Posted by: Mike G at February 2, 2004 at 06:46 AM

Oh, and while we're on the subject of ad agency conflicts of interest, why do you think all those clients get talked into placing incredibly expensive Super Bowl ads?

Posted by: Mike G at February 2, 2004 at 06:48 AM

What's vaara's point? Apart from the fact he's a dick, I mean.

Posted by: Quentin George at February 2, 2004 at 06:55 AM

Boy Tim, I wish my life could be described as "poor" when I got down to my last $5 million of slush money. It sure is hard at the bottom!

Posted by: Jake D at February 2, 2004 at 08:09 AM

The difference is no one individual pockets 15% of Bush's 33 million, unlike Dean's excessive budget which was siphoned through the one agent who recommended and booked the campaign.

Plus the hypocrisy. Especially the hypocrisy.

(PS If you're in business, hire an advertising consultant who doesn't bill on media commission but creative strategy, headhours, percentage of sales results or agreed price. And send me a million bucks. Thanks.)

Posted by: ilibcc at February 2, 2004 at 11:23 AM


Dean's situation was that he had to win fast or forget it. In order to bluff everyone into accepting him as the predestined candidate, it made sense to spend lots early. Had the candidate proved a winner, it would have worked. Since the candidate proved not to be a winner, he's going broke, but the correct strategy of his campaign manage still gave him the best shot he had.

Posted by: David Blue at February 2, 2004 at 11:37 AM

"The difference is no one individual pockets 15% of Bush's 33 million"
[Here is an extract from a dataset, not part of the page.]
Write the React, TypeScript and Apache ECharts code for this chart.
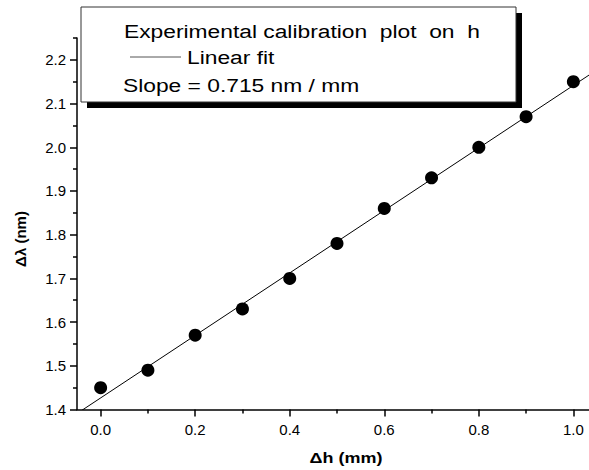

Perhaps not, but I'll bet an ad agency or media placement service does. Trippi McMahon Squier isn't really "one individual" either.

Posted by: Mike G at February 2, 2004 at 12:54 PM

You're right on both counts, of course, Mike. Nevertheless it is highly unusual for a campaign manager - a kind of internal auditor of the campaign's cost and benefits - to personally benefit from commissions.

Posted by: ilibcc at February 2, 2004 at 02:17 PM

Sounds like time for Halliburton to get into the advertising business.